It is a question many Papua New Guineans themselves ask from time to time. Clearly, there are no simple answers.
A multiplicity of issues are involved from the somewhat parlous state of the economy at independence 30 years ago and the increasing difficulties of successive governments to match limited financial and technical resources with ever-growing demands.
In this introductory column, I would like to explore some issues in line with their pertinence to potential foreign investors, especially those interested in the resources sector.
As in many developing countries, politics has played a crucial role in the volatile nature of economic growth, together with other social considerations such as difficulties in accessing land mainly held under customary law (approximately 93%).
An early curse, if one might call it that, came in the shape of a super tax that was imposed on the once-herculean Bougainville Copper Mine in 1974 shortly after the mine commenced operations.

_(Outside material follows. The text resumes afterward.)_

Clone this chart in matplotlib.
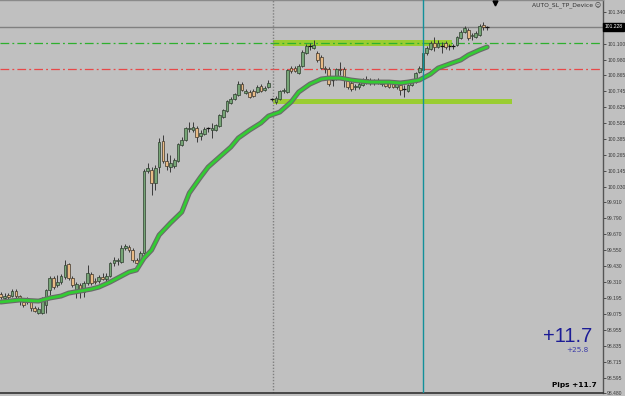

Even though it was the country’s only commercial mine in those days, American and Australian academic advisers – enamoured with the concept of a resource rent tax – drew up a super tax to ensure that a fair share of “excessive” profits were captured by the government.
It was a noble idea built on dreams rather than reality. Bougainville Copper paid this tax in 1974 and lost the benefit of accumulated depreciation allowances after copper prices reached unexpected highs and the company announced a $US158 million ($A217 million) profit. The super tax, we understand, was paid just once again in the 1980s.

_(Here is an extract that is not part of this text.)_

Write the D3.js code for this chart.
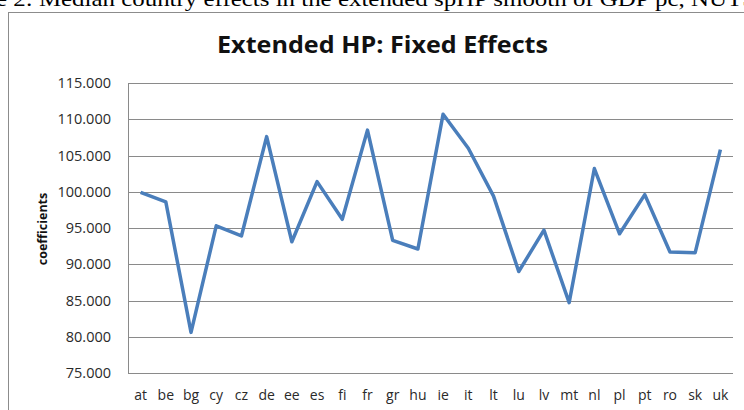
<!DOCTYPE html>
<html>
<head>
<meta charset="utf-8">
<script src="https://cdnjs.cloudflare.com/ajax/libs/d3/7.8.5/d3.min.js"></script>
<style>
body { margin: 0; background: #fff; }
svg { display: block; }
</style>
</head>
<body>
<svg id="chart" width="744" height="410"></svg>
<script>
var countries = ['at','be','bg','cy','cz','de','ee','es','fi','fr','gr','hu','ie','it','lt','lu','lv','mt','nl','pl','pt','ro','sk','uk'];
var coefficients = [99.9, 98.6, 80.6, 95.3, 93.9, 107.6, 93.1, 101.4, 96.2, 108.5, 93.3, 92.1, 110.7, 106.0, 99.4, 89.0, 94.7, 84.7, 103.2, 94.2, 99.6, 91.7, 91.6, 105.8];
var yTicks = [75, 80, 85, 90, 95, 100, 105, 110, 115];

var svg = d3.select("#chart");
var margin = {left: 128, right: 11, top: 83, bottom: 37};
var w = 744 - margin.left - margin.right;
var h = 410 - margin.top - margin.bottom;

// caption of the page, cut at the top
svg.append("text")
	.attr("x", -4).attr("y", 6)
	.attr("textLength", 760)
	.attr("lengthAdjust", "spacingAndGlyphs")
	.style("font-family", "Liberation Serif")
	.style("font-size", "22px")
	.text("e 2: Median country effects in the extended spHP smooth of GDP pc, NUTS");

// chart frame
svg.append("rect")
	.attr("x", 8.5).attr("y", 12.5)
	.attr("width", 760).attr("height", 420)
	.style("fill", "none").style("stroke", "#8c8c8c");

svg.append("text")
	.attr("x", 217).attr("y", 53)
	.attr("textLength", 331)
	.attr("lengthAdjust", "spacingAndGlyphs")
	.style("font-family", "Open Sans").style("font-weight", "bold")
	.style("font-size", "23px").style("fill", "#111")
	.text("Extended HP: Fixed Effects");

var x = d3.scaleBand().domain(countries).range([0, w]);
var y = d3.scaleLinear().domain([75, 115]).range([h, 0]);

var g = svg.append("g").attr("transform", "translate(" + margin.left + "," + margin.top + ")");

g.selectAll("line.grid")
	.data(yTicks)
	.enter()
	.append("line")
	.attr("class", "grid")
	.attr("x1", 0).attr("x2", w)
	.attr("y1", function(d) { return Math.round(y(d)) + 0.5; })
	.attr("y2", function(d) { return Math.round(y(d)) + 0.5; })
	.style("stroke", "#8a8a8a").style("stroke-width", 1);

g.append("line")
	.attr("x1", 0.5).attr("x2", 0.5)
	.attr("y1", 0).attr("y2", h)
	.style("stroke", "#8a8a8a");

var yAxis = d3.axisLeft(y).tickValues(yTicks).tickSize(0).tickPadding(17)
	.tickFormat(d3.format(".3f"));
g.append("g").call(yAxis)
	.call(function(a) { a.select(".domain").remove(); })
	.selectAll("text")
	.style("font-family", "Open Sans").style("font-size", "14.5px").style("fill", "#2a2a2a");

var xAxis = d3.axisBottom(x).tickSize(0).tickPadding(17);
g.append("g").attr("transform", "translate(0," + h + ")").call(xAxis)
	.call(function(a) { a.select(".domain").remove(); })
	.selectAll("text")
	.style("font-family", "Open Sans").style("font-size", "14px").style("fill", "#2a2a2a");

svg.append("text")
	.attr("transform", "translate(47,229) rotate(-90)")
	.attr("text-anchor", "middle")
	.style("font-family", "Open Sans").style("font-weight", "bold")
	.style("font-size", "12.5px").style("fill", "#111")
	.text("coefficients");

var line = d3.line()
	.x(function(d, i) { return x(countries[i]) + x.bandwidth() / 2; })
	.y(function(d) { return y(d); });

g.append("path")
	.datum(coefficients)
	.attr("d", line)
	.style("fill", "none")
	.style("stroke", "#4a7ebb")
	.style("stroke-width", 3.5)
	.style("stroke-linejoin", "round");
</script>
</body>
</html>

For many potential investors the super tax would have generated second thoughts. Why take high risks when there can be little or no high rewards? Would the ground rules be changed after a company had been successful?

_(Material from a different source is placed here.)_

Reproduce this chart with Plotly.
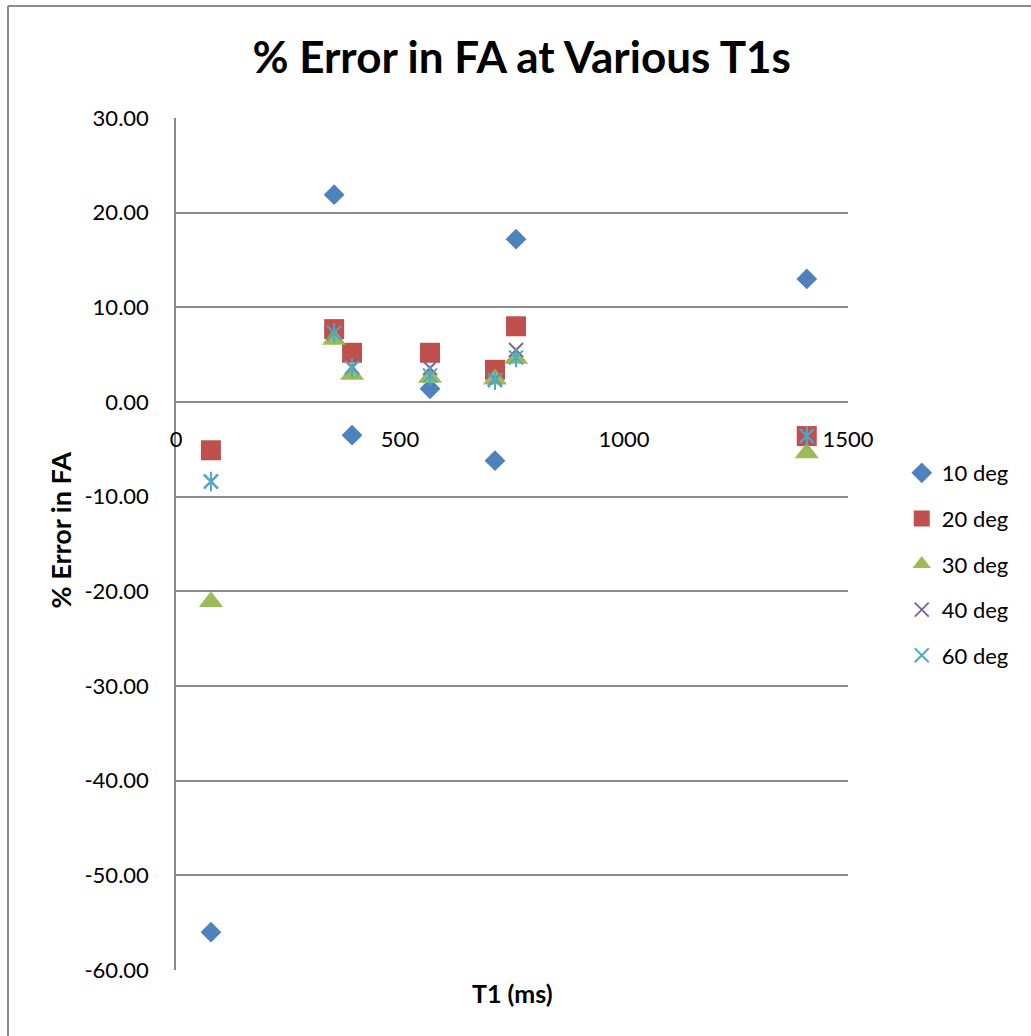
import plotly.graph_objects as go

# T1 values (ms) and percent error in flip angle for each nominal FA
t1_ms = [78, 353, 393, 567, 712, 759, 1408]
err_10deg = [-56.0, 21.9, -3.5, 1.4, -6.2, 17.2, 13.0]
err_20deg = [-5.1, 7.7, 5.2, 5.2, 3.4, 8.0, -3.6]
err_30deg = [-21.1, 6.6, 2.9, 2.6, 2.4, 4.6, -5.4]
err_40deg = [-8.4, 7.3, 3.7, 3.6, 2.4, 5.5, -3.6]
err_60deg = [-8.4, 7.3, 3.6, 2.8, 2.3, 4.7, -3.6]

x_ticks = [0, 500, 1000, 1500]
y_ticks = [30, 20, 10, 0, -10, -20, -30, -40, -50, -60]

FONT = "Lato"
GRID = "#8a8a8a"

fig = go.Figure()

series = [
    ("10 deg", err_10deg, "diamond", "#4F81BD", 16),
    ("20 deg", err_20deg, "square", "#C0504D", 20),
    ("30 deg", err_30deg, "triangle-up", "#9BBB59", 21),
]
for name, vals, sym, col, size in series:
    fig.add_trace(go.Scatter(
        x=t1_ms, y=vals, mode="markers", name=name, legendgroup=name,
        marker=dict(symbol=sym, color=col, size=size, line=dict(width=0)),
    ))

fig.add_trace(go.Scatter(
    x=t1_ms, y=err_40deg, mode="markers", name="40 deg", legendgroup="40 deg",
    marker=dict(symbol="x-thin-open", color="#8064A2", size=14,
                line=dict(width=2, color="#8064A2")),
))
# 60 deg star: a diagonal cross plus a vertical stroke
fig.add_trace(go.Scatter(
    x=t1_ms, y=err_60deg, mode="markers", name="60 deg", legendgroup="60 deg",
    marker=dict(symbol="x-thin-open", color="#4BACC6", size=14,
                line=dict(width=2, color="#4BACC6")),
))
fig.add_trace(go.Scatter(
    x=t1_ms, y=err_60deg, mode="markers", name="60 deg", legendgroup="60 deg",
    showlegend=False,
    marker=dict(symbol="line-ns-open", color="#4BACC6", size=14,
                line=dict(width=2, color="#4BACC6")),
))

fig.update_layout(
    width=1031, height=1036,
    margin=dict(l=176, r=183, t=118, b=66),
    paper_bgcolor="white", plot_bgcolor="white",
    font=dict(family=FONT, size=22, color="black"),
    title=dict(text="<b>% Error in FA at Various T1s</b>",
               font=dict(family=FONT, size=44, color="black"),
               x=0.506, xanchor="center", y=0.944, yanchor="middle"),
    showlegend=True,
    legend=dict(x=1.08, xanchor="left", y=0.4765, yanchor="middle",
                traceorder="grouped", tracegroupgap=14,
                font=dict(family=FONT, size=22, color="black"),
                itemwidth=30, bgcolor="rgba(0,0,0,0)"),
    xaxis=dict(range=[0, 1500], tickvals=x_ticks, ticktext=[str(v) for v in x_ticks],
               showgrid=False, zeroline=False,
               showline=True, linecolor=GRID, linewidth=1.5,
               anchor="free", position=60 / 90, side="bottom",
               ticks="", ticklabelstandoff=18,
               tickfont=dict(family=FONT, size=22, color="black")),
    yaxis=dict(range=[-60, 30], tickvals=y_ticks,
               ticktext=[f"{v:.2f}" for v in y_ticks],
               showgrid=True, gridcolor=GRID, gridwidth=1.5,
               zeroline=False, showline=True, linecolor=GRID, linewidth=1.5,
               ticks="", ticklabelstandoff=21,
               tickfont=dict(family=FONT, size=22, color="black")),
    annotations=[
        dict(text="<b>% Error in FA</b>", xref="paper", yref="paper",
             x=-0.1726, y=0.516, xanchor="center", yanchor="middle",
             textangle=-90, showarrow=False,
             font=dict(family=FONT, size=27, color="black")),
        dict(text="<b>T1 (ms)</b>", xref="paper", yref="paper",
             x=0.5, y=-0.027, xanchor="center", yanchor="middle",
             showarrow=False, font=dict(family=FONT, size=25, color="black")),
    ],
    shapes=[
        # chart frame
        dict(type="line", xref="paper", yref="paper",
             x0=(8 - 176) / 672, x1=2.0, y0=1 + (118 - 6) / 852, y1=1 + (118 - 6) / 852,
             line=dict(color=GRID, width=2)),
        dict(type="line", xref="paper", yref="paper",
             x0=(8 - 176) / 672, x1=(8 - 176) / 672, y0=1 + (118 - 6) / 852, y1=-0.2,
             line=dict(color=GRID, width=2)),
    ],
)

fig.write_html("out.html")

At the urgings of another foreign bureaucrat in the government’s employ in the 1980s, the PNG Government imposed a moratorium on new gold exploration at a time when gold prices were soaring to their highest levels ever.
Talk about missing the exploration boat. That was the time explorers rediscovered Australia for its gold and the Kalgoorlie region was virtually brought out of mothballs.
The super tax as applied to Bougainville Copper may actually not have had a dramatic impact on exploration because most miners believed threshold for the marginal tax rate of 70% was actually very high.
But the government of Sir Mekere Morauta, which lost office in the 2002 national election, proved beyond doubt that secondary taxes frighten off investors when it lowered the secondary tax threshold, virtually sounding the death knell for sharply declining exploration spending.
The current Somare Government turned the situation around in 2003 by abolishing secondary taxes and introducing incentives that make PNG competitive with most other countries at a time when mineral commodities are enjoying a boom. The response of foreign investors has been dramatic.
Although this discussion might sound like the basis of another case of politicians stuffing things up for everyone else, it could also be look upon as a learning process that many newly-emerging countries have to go through.